Elisabeth Carney-Haworth: Information is not just shared with anybody in the school. Operation Encompass notifications go to the trained designated safeguarding lead in the school, and that trained safeguarding lead has to have undertaken our online training, which I spoke about earlier. David spends half his life checking their certificates to make sure they have done it and done it properly, then sending them off to the appropriate police force to say that they have done it. That training ensures they understand that they should share as much information as is necessary within the school, but as little as possible to be able to support that child.
I would say that Operation Encompass is working incredibly well—it could always be better, but it is working incredibly well in comparison to before we started this. According to the latest Freedom of Information request in 2025, at least 2,000 notifications go out every day just in England and Wales—that is at least 2,000 of our children who have received support and nurture and compassion from their school this morning. That might be a simple thing, for instance that they arrived three minutes late for school this morning; any other child would be put in ready to learn or some other detention, but the school recognises that it is a miracle they have even got here because of what their home life is like. So there is that compassion and understanding.
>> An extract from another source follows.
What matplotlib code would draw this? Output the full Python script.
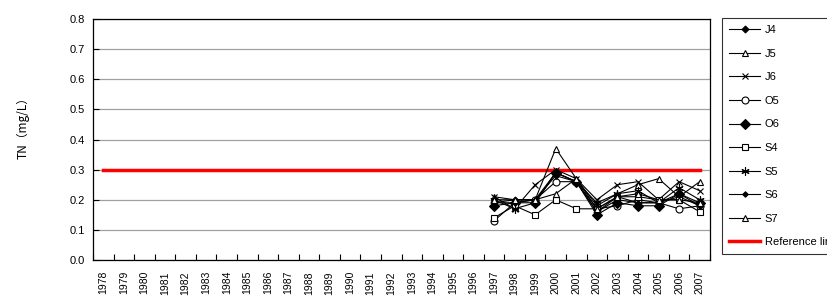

There is guidance within all the training, there is guidance on our website about what schools do, and we still do online briefings for all our staff.
The Chair: It is really good to know the work that you are doing, and we must in some way make sure that in our report we give prominence to the fact that inter-agency work is vitally important.
Baroness Gerada: Do you involve the health visitor or the GP at all?
Elisabeth Carney-Haworth: Yes, health visitors should be informed of every single domestic abuse incident, up from 28 weeks of pregnancy to five years of age.
Baroness Gerada: The fact that we have only one health visitor per 1,000 children is presumably a problem.
Elisabeth Carney-Haworth: It is not ideal, but they need to know. For a lot of our children, if they are not attending an early years childcare setting, the health visitor will be the only person that knows. So we have to make sure they know.
Baroness Barran: This might be easier, perhaps, to follow up in writing because it is quite a broad question. Rightly, the focus has been on domestic abuse, but a child may be living with parental alcohol abuse, depression, financial issues, a whole shedload of other things. I wonder how we keep the balance between the focus on domestic abuse, but the experience from a child’s perspective is that it is part of a patchwork of things that are going on.
The Chair: That question could lead to another hour of discussion.
Baroness Barran: If anyone has the strength to follow up in writing, I would be grateful.
The Chair: If anyone has something short and sharp to respond with, please send it in writing.
Barbara Mills: I will. The point you make is really encapsulated in the work of the family drug and alcohol courts; most of the participants there will have domestic abuse in their background, as well as alcohol. We will respond in writing.
The Chair: Baroness Rafferty, is your question quick, short and sharp?
Baroness Rafferty: I hope so. I might be opening a can of worms, but does any of the type of support you were talking about, Elisabeth, impact on how we frame special educational needs, and the whole issue of SEND provision in schools?
Elisabeth Carney-Haworth: In a sense, they can be two completely separate things, but of course, for some children, there are overlaps.
The Chair: This was a really important session, and thank you, all three of you, for being here. If there is anything you want to send through in the aftermath, please do. We have all found it really illuminating and enormously useful; thank you so much for coming.